Pro Cycling: It’s All About The Team, Really!
(This article originally appeared in the Miami Herald on July 21, 2002.)
BEZIERS, France – Cycling is not always understood as a team sport. But as Lance Armstrong continues his quest for a fourth straight Tour de France title, the two leading teams in the race have provided ideal examples of how the sport works.
In the 10th stage last Thursday, Armstrong regained the lead he held previously only after the prologue July 6.
But while he won the 11th stage and subsequently the 12th stage Friday, it was the remainder of his eight-rider U.S. Postal Service team that surrounded him. Whether it was on the flats or in the mountains, team’s collective job was to protect, support and provide drafting its team leader.
Most importantly is the team’s help as riders approached the various climbs toward the finish at La Mongie, high into the Pyrenees.
Simultaneously, the supporting members of the Spanish ONCE team surrounded the former race leader, Igor Gonzalez de Galdeano — for as long as they could.
During a brief moment in stage 11 on the live European telecast of the event, the teams working for their respective leaders were shown in an superb aerial view.
The seven support ONE riders (one member the team dropped earlier in the race), rode nearly side-by-side with the eight team riders, known as domestiques (French for domestics), who surrounded Armstrong.
But when the riders reached the mountains, the teams’ non-climbers began to peel away.
In the instance of the U.S.P.S. team, it was Spanish rider Roberto Heras who remained and who guided Armstrong to the win, a victory Armstrong would have preferred to give to his teammate.
When Galdeano dropped off the pace as the riders progressed on the steepest part of the climb, Heras accelerated and Armstrong followed right behind.

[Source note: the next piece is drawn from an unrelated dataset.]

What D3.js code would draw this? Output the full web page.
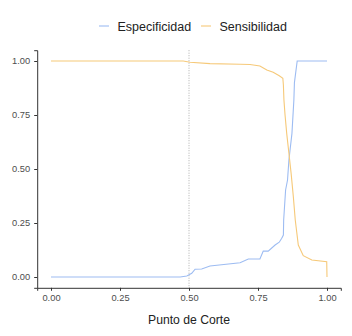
<!DOCTYPE html>
<html>
<head>
<meta charset="utf-8">
<script src="https://cdn.jsdelivr.net/npm/d3@7"></script>
<style>
  html, body { margin: 0; padding: 0; background: #fff; }
  svg { display: block; font-family: "Liberation Sans", Arial, sans-serif; }
</style>
</head>
<body>
<svg id="chart" width="352" height="336"></svg>
<script>
// Cutoff grid and curve values (specificity / sensitivity)
const espCut = [0.00, 0.468, 0.492, 0.510, 0.522, 0.546, 0.576, 0.685, 0.715, 0.757, 0.769, 0.787, 0.812, 0.827, 0.836, 0.842, 0.843, 0.850, 0.857, 0.862, 0.873, 0.880, 0.882, 0.892, 1.00];
const espVal = [0.000, 0.000, 0.005, 0.017, 0.036, 0.037, 0.051, 0.066, 0.083, 0.083, 0.120, 0.120, 0.148, 0.161, 0.179, 0.194, 0.264, 0.403, 0.449, 0.542, 0.665, 0.820, 0.900, 1.000, 1.000];

const senCut = [0.00, 0.479, 0.504, 0.576, 0.685, 0.721, 0.757, 0.782, 0.805, 0.827, 0.840, 0.842, 0.844, 0.848, 0.854, 0.862, 0.870, 0.878, 0.885, 0.896, 0.914, 0.945, 0.999, 1.00];
const senVal = [1.000, 1.000, 0.994, 0.988, 0.985, 0.984, 0.977, 0.958, 0.948, 0.932, 0.920, 0.889, 0.819, 0.750, 0.665, 0.573, 0.480, 0.372, 0.264, 0.148, 0.099, 0.079, 0.071, 0.000];

const seriesNames = ["Especificidad", "Sensibilidad"];
const seriesColors = ["#9dbcf2", "#f6c979"];
const tickValues = [0, 0.25, 0.5, 0.75, 1];
const cutLine = 0.5;
const xTitle = "Punto de Corte";

const svg = d3.select("#chart");

// Panel expanded 5% beyond the data range on each side
const x = d3.scaleLinear().domain([-0.05, 1.05]).range([37.2, 340.8]);
const y = d3.scaleLinear().domain([-0.05, 1.05]).range([287.8, 50.2]);

const tickFmt = d3.format(".2f");

// Dotted reference line at the chosen cutoff
svg.append("line")
  .attr("x1", x(cutLine)).attr("x2", x(cutLine))
  .attr("y1", y(1.05)).attr("y2", y(-0.05))
  .attr("stroke", "#9a9a9a").attr("stroke-width", 0.8)
  .attr("stroke-dasharray", "1,1.5");

const line = d3.line().x(d => x(d[0])).y(d => y(d[1]));

const series = [
  d3.zip(espCut, espVal),
  d3.zip(senCut, senVal)
];

series.forEach((pts, i) => {
  svg.append("path")
    .datum(pts)
    .attr("d", line)
    .attr("fill", "none")
    .attr("stroke", seriesColors[i])
    .attr("stroke-width", 1.1);
});

// Axes
const xAxis = d3.axisBottom(x).tickValues(tickValues).tickFormat(tickFmt).tickSize(3).tickPadding(4);
const yAxis = d3.axisLeft(y).tickValues(tickValues).tickFormat(tickFmt).tickSize(3).tickPadding(4);

const gx = svg.append("g").attr("transform", `translate(0,${y(-0.05)})`).call(xAxis);
const gy = svg.append("g").attr("transform", `translate(${x(-0.05)},0)`).call(yAxis);

[gx, gy].forEach(g => {
  g.select(".domain").attr("stroke", "#333").attr("stroke-width", 1);
  g.selectAll(".tick line").attr("stroke", "#333");
  g.selectAll(".tick text")
    .attr("fill", "#4d4d4d")
    .style("font-size", "9.3px")
    .style("font-family", "'Liberation Sans', Arial, sans-serif");
});

// Axis title
svg.append("text")
  .attr("x", x(0.5)).attr("y", 324)
  .attr("text-anchor", "middle")
  .attr("fill", "#222")
  .style("font-size", "12.2px")
  .text(xTitle);

// Legend
const legendItems = [
  { name: seriesNames[0], color: seriesColors[0], x0: 99 },
  { name: seriesNames[1], color: seriesColors[1], x0: 201 }
];
legendItems.forEach(it => {
  svg.append("line")
    .attr("x1", it.x0).attr("x2", it.x0 + 10)
    .attr("y1", 26).attr("y2", 26)
    .attr("stroke", it.color).attr("stroke-width", 1.1);
  svg.append("text")
    .attr("x", it.x0 + 18.5).attr("y", 30.5)
    .attr("fill", "#222")
    .style("font-size", "12.5px")
    .text(it.name);
});
</script>
</body>
</html>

“Heras started a rhythm that was very fast,” said Armstrong. “I was in no position to attack. I just followed Roberto to the finish. Heras sacrificed everything for the team and I am grateful.”
Beloki was often sandwiched between the two riders, and never took his turn at the front of the trio as the riders edged closer to the finish.
Armstrong didn’t need the stage win, since he had overtaken Galdeano’s race lead on the course. But there was a caveat. The winner of the stage earned 20 bonus seconds of time, while the runner-up earned 12 seconds and the third-place finisher received eight.
“We talked about giving the stage win to Roberto, but with the bonuses involved, you can’t take chances like that when you’re riding for the yellow jersey,” said Armstrong. “He was the strongest rider of the day, but you can lose the Tour de France sometime with proper etiquette.”
Despite Armstrong winning what would be the first of his two consecutive mountain stages, he did not celebrate overtly at the finish.
Instead, Armstrong just clenched his fist at his side, an acknowledgment of the win, but more a small gesture to show respect him teammate.
“I didn’t have the legs, really,” said Armstrong. “Heras was the strongest climber. I just followed his wheel.”
Such is the team strategy of stage racing.
In addition to Armstrong, the U.S.P.S. team includes Viatcheslav Ekimov, the Russian who is the reigning Olympic time trial gold medalist; George Hincapie, the Greenville,. S.C., resident who’s a one-day classic specialist, and specialist climbers like Heras and Hugo Victor Pena of Colombia and Floyd Landis, the 26-year-old Californian who’s riding in his first Tour.
While the riders have their own accomplishments, in the Tour de France, individuals’ goals are sacrificed to help the rider who’s highest in the team in the overall standing, or general classification.
Like other teams, the U.S.P.S. squad meets each morning to discuss the day’s strategy. Depending upon who’s feeling well or who’s suffering from sickness or recovering from a strong ride the previous day, the team will rotate its responsibilities.
Landis, for example, might be responsible for leading the group early in the mountains, then followed by Ekimov or Hincapie. The roles can also be reversed. Jose Luis Rubiera of Spain, Pena and Heras are usually saved for the most severe climbs – to assist Armstrong for as long as they can.
Most often in flat stages, team riders are assigned to finish just ahead or behind Armstrong, or to ride to his left or right as a wind breaker.
Whether Armstrong is victorious or the individual overall winner is someone else, the winner’s prize money $335,390, plus various individual stage win moneys and team stage earnings.
If Armstrong wins, he will continue his tradition of dividing his earnings among his teammates, but will not take his share.
Armstrong, of course, will make his money away from the competition, with his team contract, sponsorships and his various other business pursuits as a multiple winner of the Tour de France.